Summer makes me think of so many delicious foods! Watermelon, ice cream, corn on the cob, popsicles… and of course s’mores!
But s’mores don’t just have to be made by the campfire.
They can be made in cheesecake form too!!
I have been wanting to make a healthier, protein packed version of cheesecake for a quite some time.
But the task seemed a little tricky.
Believe it or not, I nailed it on the first try!!
Stacking cheesecake was not so simple…but totally worth it!

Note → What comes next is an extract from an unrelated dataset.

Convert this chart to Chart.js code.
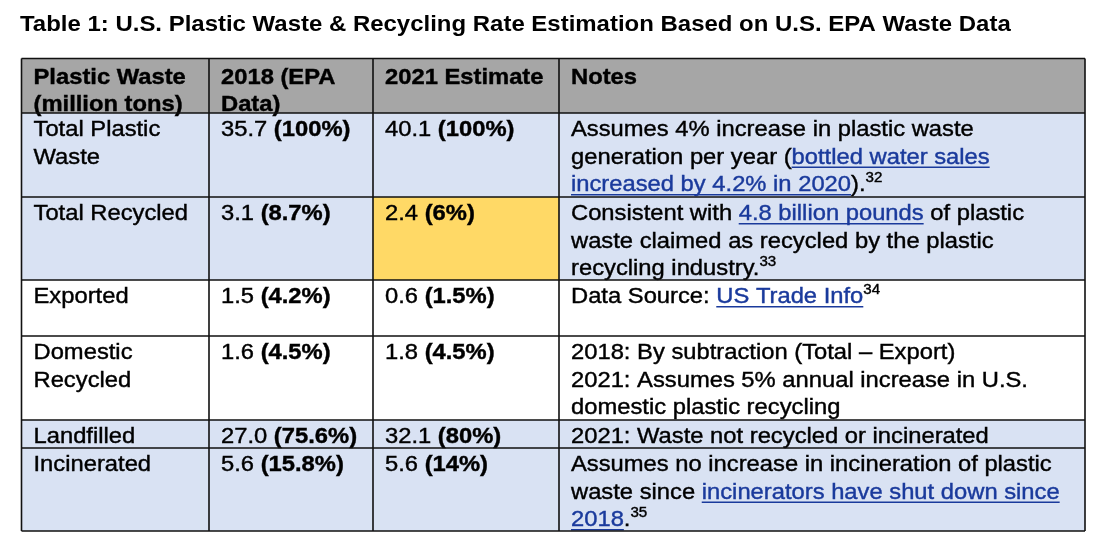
<!DOCTYPE html>
<html>
<head>
<meta charset="utf-8">
<script src="https://cdn.jsdelivr.net/npm/chart.js@4.4.1/dist/chart.umd.min.js"></script>
<style>
  html, body { margin: 0; background: #fff; }
</style>
</head>
<body>
<canvas id="wasteTable" width="1098" height="544"></canvas>
<script>
// Table 1 data (EPA plastic waste)
const titleText = 'Table 1: U.S. Plastic Waste & Recycling Rate Estimation Based on U.S. EPA Waste Data';
const headers = ['Plastic Waste\n(million tons)', '2018 (EPA\nData)', '2021 Estimate', 'Notes'];
const rowLabels = ['Total Plastic\nWaste', 'Total Recycled', 'Exported', 'Domestic\nRecycled', 'Landfilled', 'Incinerated'];
const tons2018 = [35.7, 3.1, 1.5, 1.6, 27.0, 5.6];
const pct2018 = [100, 8.7, 4.2, 4.5, 75.6, 15.8];
const tons2021 = [40.1, 2.4, 0.6, 1.8, 32.1, 5.6];
const pct2021 = [100, 6, 1.5, 4.5, 80, 14];
// [..] = link, ^n = footnote
const notes = [
    'Assumes 4% increase in plastic waste\ngeneration per year ([bottled water sales]\n[increased by 4.2% in 2020]).^32',
    'Consistent with [4.8 billion pounds] of plastic\nwaste claimed as recycled by the plastic\nrecycling industry.^33',
    'Data Source: [US Trade Info]^34',
    '2018: By subtraction (Total \u2013 Export)\n2021: Assumes 5% annual increase in U.S.\ndomestic plastic recycling',
    '2021: Waste not recycled or incinerated',
    'Assumes no increase in incineration of plastic\nwaste since [incinerators have shut down since]\n[2018].^35'
];

// layout (table units, one unit ~ one pixel)
const colEdges = [0, 187.5, 351.5, 537.5, 1063.5];
const rowEdges = [0, 54.5, 138.5, 221.5, 277.5, 361.5, 389.5, 472.5];
const shadedRows = [0, 1, 4, 5];
const highlightCell = { row: 1, col: 2 };

const FONT = '"Liberation Sans", Arial, sans-serif';
const SX = 1.08;          // the scan is a bit wide
const LINE_H = 27.5;
const linkColor = '#1a3a9c';

function parseRuns(line, bold) {
    const runs = [];
    const re = /\[([^\]]+)\]|\^(\d+)|([^\[\^]+)/g;
    let m;
    while ((m = re.exec(line)) !== null) {
        if (m[1]) runs.push({ t: m[1], link: true, bold });
        else if (m[2]) runs.push({ t: m[2], sup: true, bold });
        else runs.push({ t: m[3], bold });
    }
    return runs;
}

function drawRuns(ctx, x, y, runs) {
    let cx = x;
    runs.forEach(r => {
        const size = r.sup ? 14 : 22;
        ctx.font = (r.bold ? 'bold ' : '') + size + 'px ' + FONT;
        ctx.fillStyle = r.link ? linkColor : '#000';
        ctx.strokeStyle = ctx.fillStyle;
        ctx.lineWidth = 0.4;
        const w = ctx.measureText(r.t).width * SX;
        const ty = r.sup ? y - 9 : y;
        ctx.save();
        ctx.translate(cx, ty);
        ctx.scale(SX, 1);
        ctx.fillText(r.t, 0, 0);
        ctx.strokeText(r.t, 0, 0);
        ctx.restore();
        if (r.link) {
            ctx.fillStyle = linkColor;
            ctx.fillRect(cx, y + 3, w, 1.5);
        }
        cx += w;
    });
}

function cellLines(row, col) {
    if (row === 0) return headers[col].split('\n').map(l => parseRuns(l, true));
    const i = row - 1;
    if (col === 0) return rowLabels[i].split('\n').map(l => parseRuns(l, false));
    if (col === 1 || col === 2) {
        const v = col === 1 ? tons2018[i] : tons2021[i];
        const p = col === 1 ? pct2018[i] : pct2021[i];
        return [[{ t: v.toFixed(1) + ' ' }, { t: '(' + p + '%)', bold: true }]];
    }
    return notes[i].split('\n').map(l => parseRuns(l, false));
}

const tablePlugin = {
    id: 'tablePlugin',
    afterDraw(chart) {
        const ctx = chart.ctx;
        const xs = chart.scales.x;
        const ys = chart.scales.y;
        const px = v => xs.getPixelForValue(v);
        const py = v => ys.getPixelForValue(v);
        const nRows = rowEdges.length - 1;
        const nCols = colEdges.length - 1;

        ctx.save();
        // title
        ctx.font = 'bold 22.2px ' + FONT;
        ctx.fillStyle = '#000';
        ctx.textBaseline = 'alphabetic';
        ctx.save();
        ctx.translate(20, 31);
        ctx.scale(SX, 1);
        ctx.fillText(titleText, 0, 0);
        ctx.restore();

        // cell fills
        for (let r = 0; r < nRows; r++) {
            for (let c = 0; c < nCols; c++) {
                let fill = '#ffffff';
                if (r === 0) fill = '#a6a6a6';
                else if (r - 1 === highlightCell.row && c === highlightCell.col) fill = '#ffd966';
                else if (shadedRows.includes(r - 1)) fill = '#d9e2f3';
                ctx.fillStyle = fill;
                ctx.fillRect(px(colEdges[c]), py(rowEdges[r]), px(colEdges[c + 1]) - px(colEdges[c]), py(rowEdges[r + 1]) - py(rowEdges[r]));
            }
        }

        // cell text
        for (let r = 0; r < nRows; r++) {
            for (let c = 0; c < nCols; c++) {
                const lines = cellLines(r, c);
                const x0 = px(colEdges[c]) + 12;
                const y0 = py(rowEdges[r]) + (r === 0 ? 25 : 23);
                lines.forEach((runs, k) => drawRuns(ctx, x0, y0 + k * LINE_H, runs));
            }
        }

        // grid lines
        ctx.strokeStyle = '#111';
        ctx.lineWidth = 1.6;
        ctx.beginPath();
        rowEdges.forEach(v => {
            ctx.moveTo(px(colEdges[0]), py(v));
            ctx.lineTo(px(colEdges[nCols]), py(v));
        });
        colEdges.forEach(v => {
            ctx.moveTo(px(v), py(rowEdges[0]));
            ctx.lineTo(px(v), py(rowEdges[nRows]));
        });
        ctx.stroke();
        ctx.restore();
    }
};

new Chart(document.getElementById('wasteTable'), {
    type: 'scatter',
    data: { datasets: [{ data: [], pointRadius: 0 }] },
    options: {
        responsive: false,
        animation: false,
        events: [],
        layout: { padding: { left: 21.5, top: 58.5, right: 13, bottom: 13 } },
        plugins: { legend: { display: false }, tooltip: { enabled: false } },
        scales: {
            x: { type: 'linear', display: false, min: colEdges[0], max: colEdges[colEdges.length - 1] },
            y: { type: 'linear', display: false, reverse: true, min: rowEdges[0], max: rowEdges[rowEdges.length - 1] }
        }
    },
    plugins: [tablePlugin]
});
</script>
</body>
</html>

I used cereal for the crust, vanilla protein powder instead of sugar, and just subbed fat free cream cheese. A few other minor adjustments and you are left with a cool, creamy, guilt free dessert!
I used Vanilla Ice Cream The Whey from Myprotein.
They have a ton of flavors so you could make chocolate cheesecake, cookies & cream, pumpkin pie, salted caramel…the list goes on!
Check it out at Myprotein.com and use KIMH10 to save a little!
Toasted to perfection!!
Crumbly crust, plenty of chocolate goodness, and ooey gooey marshmallow topping!
Makes 9 cups
Entire recipe – 755 calories 15F 72C 84P
Per cup – 86 calories 1.5F 8C 9C
- 1 scoop Myprotein Vanilla Ice Cream The Whey
- 1 package fat free cream cheese (227g)
- 1 egg
- 1/2 cup nonfat vanilla greek yogurt (112g)
- 1 t vanilla extract
- sweetener to taste 4 packets
- 2 T mini chocolate chips (28g)
- 1/2 cup original Fiber One cereal (60g)
- 4 T fat free cream cheese (56g)
- 2 sweetener packets
- Beat cream cheese and egg with electric mixer
- Add yogurt and vanilla and continue to beat
- Add protein powder and sweetener and beat on low til smooth
- Stir in chocolate chips
- Press crust into bottom of muffin pan (recommend using silicon liners)
- Top with cream cheese filling
- Bake at 325 for 25min
- Let cool
- Refrigerate for at 2 hours
- Top with mini marshmallows for the ultimate s’mores cheesecake cup!